Outra perspectiva é considerar o gás natural como uma transição para o hidrogênio de baixo carbono. Empresas como a Vale já manifestaram intenção de pular diretamente para o uso do hidrogênio verde, em vez de transitar pelo gás natural, em mega hubs de produção de aço verde no Brasil. Contudo, recentemente a mesma empresa firmou contratos no mercado livre de gás, onde espera alcançar ganhos de competitividade para atender suas necessidades atuais. A Petrobras já admitiu que vem conversando com siderúrgicas um modelo de negócio que começaria com fornecimento de gás natural e depois partiria para hidrogênio, inclusive produzido a partir do gás argentino com captura e armazenamento de carbono (CCS). Já a Atlas Agro desenvolve uma planta de larga escala de produção de fertilizantes a partir de hidrogênio verde em Uberaba, Minas Gerais. O projeto nem considerou o uso do gás natural, que nunca chegou na região apesar das muitas promessas de construção de um gasoduto até a cidade. Falando em gasodutos, as limitações de transporte e distribuição interna de gás natural são uma realidade. E a construção de novas infraestruturas poderiam levar ao risco de criação de ativos encalhados, com gasodutos obsoletos diante da crescente viabilidade do hidrogênio. O que leva a um outro ponto de atenção: a necessidade de se pensar em gasodutos multi-moléculas, capazes de movimentar gás natural, hidrogênio e até carbono para as atividades de CCS. Hoje, pesquisas indicam que uma mistura de até 20% de hidrogênio ao gás natural pode ser viável sem causar danos aos dutos existentes.
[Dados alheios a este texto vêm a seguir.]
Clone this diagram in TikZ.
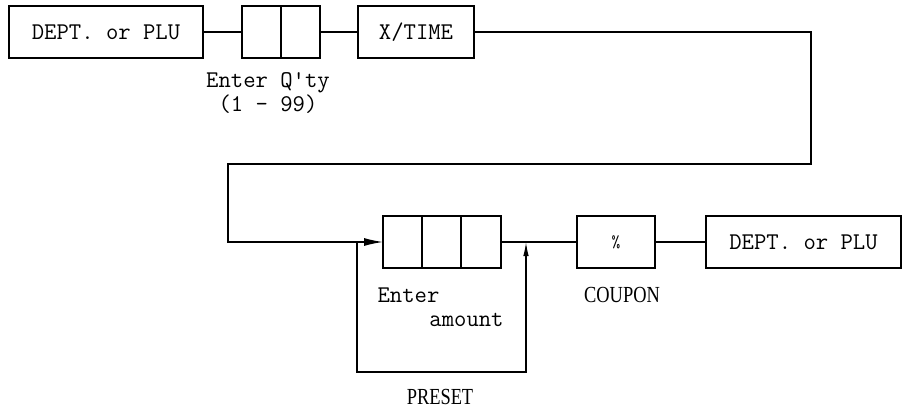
\documentclass[tikz,border=0pt]{standalone}
\usepackage{fontspec}
\newfontfamily\capfont[FakeStretch=0.8]{Liberation Serif}
\usetikzlibrary{arrows.meta,positioning}

\begin{document}
\begin{tikzpicture}[x=1pt,y=1pt,
    keybox/.style={draw,line width=1.3pt,minimum height=52pt,inner sep=0pt,outer sep=0pt,font=\ttfamily\fontsize{24}{21}\selectfont},
    cell/.style={keybox,minimum width=39pt},
    wire/.style={line width=1.3pt},
    note/.style={font=\ttfamily\fontsize{24}{21}\selectfont,inner sep=0pt},
    capnote/.style={font=\capfont\fontsize{23}{24}\selectfont,inner sep=0pt}]
    \useasboundingbox (0,0) rectangle (907,410);

    % top row
    \node[keybox,minimum width=194pt] (deptA) at (106,378) {DEPT. or PLU};
    \node[cell] (qtyA) at (261.5,378) {};
    \node[cell,right=0pt of qtyA] (qtyB) {};
    \node[keybox,minimum width=116pt] (xtime) at (416,378) {X/TIME};
    \node[note,align=center] (qtyLbl) at (268,317) {Enter Q'ty\\(1 - 99)};

    % bottom row
    \node[cell] (amtA) at (402.5,168) {};
    \node[cell,right=0pt of amtA] (amtB) {};
    \node[cell,right=0pt of amtB,minimum width=40pt] (amtC) {};
    \node[keybox,minimum width=78pt,font=\ttfamily\fontsize{17}{18}\selectfont] (pct) at (616,168) {\%};
    \node[keybox,minimum width=195pt] (deptB) at (803.5,168) {DEPT. or PLU};
    \node[note] (enterLbl) at (408.5,115) {Enter};
    \node[note] (amtLbl) at (466.5,90) {amount};
    \node[capnote] (coupon) at (622,115) {COUPON};
    \node[capnote] (preset) at (440,13) {PRESET};

    \coordinate (presetL) at (357,168);
    \coordinate (presetR) at (526,168);

    \draw[wire] (deptA.east) -- (qtyA.west);
    \draw[wire] (qtyB.east) -- (xtime.west);
    \draw[wire,-{Latex[length=19pt,width=8pt]}] (xtime.east) -| (811,246) -| (228,168) -- (amtA.west);
    \draw[wire,-{Latex[length=14pt,width=5.5pt]}] (presetL) -- ++(0,-130) -| (presetR);
    \draw[wire] (amtC.east) -- (pct.west);
    \draw[wire] (pct.east) -- (deptB.west);
\end{tikzpicture}
\end{document}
Outra vantagem do hidrogênio é a possibilidade de produção descentralizada, em especial a partir da biomassa, sem que haja necessidade de grandes infraestruturas dedicadas. Embora o gás natural, incluindo o de Vaca Muerta, possa ter um papel transitório na industrialização do Brasil, encará-lo como uma solução de longo prazo pode ser pouco vantajoso para um país com o potencial de autossuficiência para o hidrogênio renovável – que pode trazer grandes benefícios econômicos, ambientais e geopolíticos.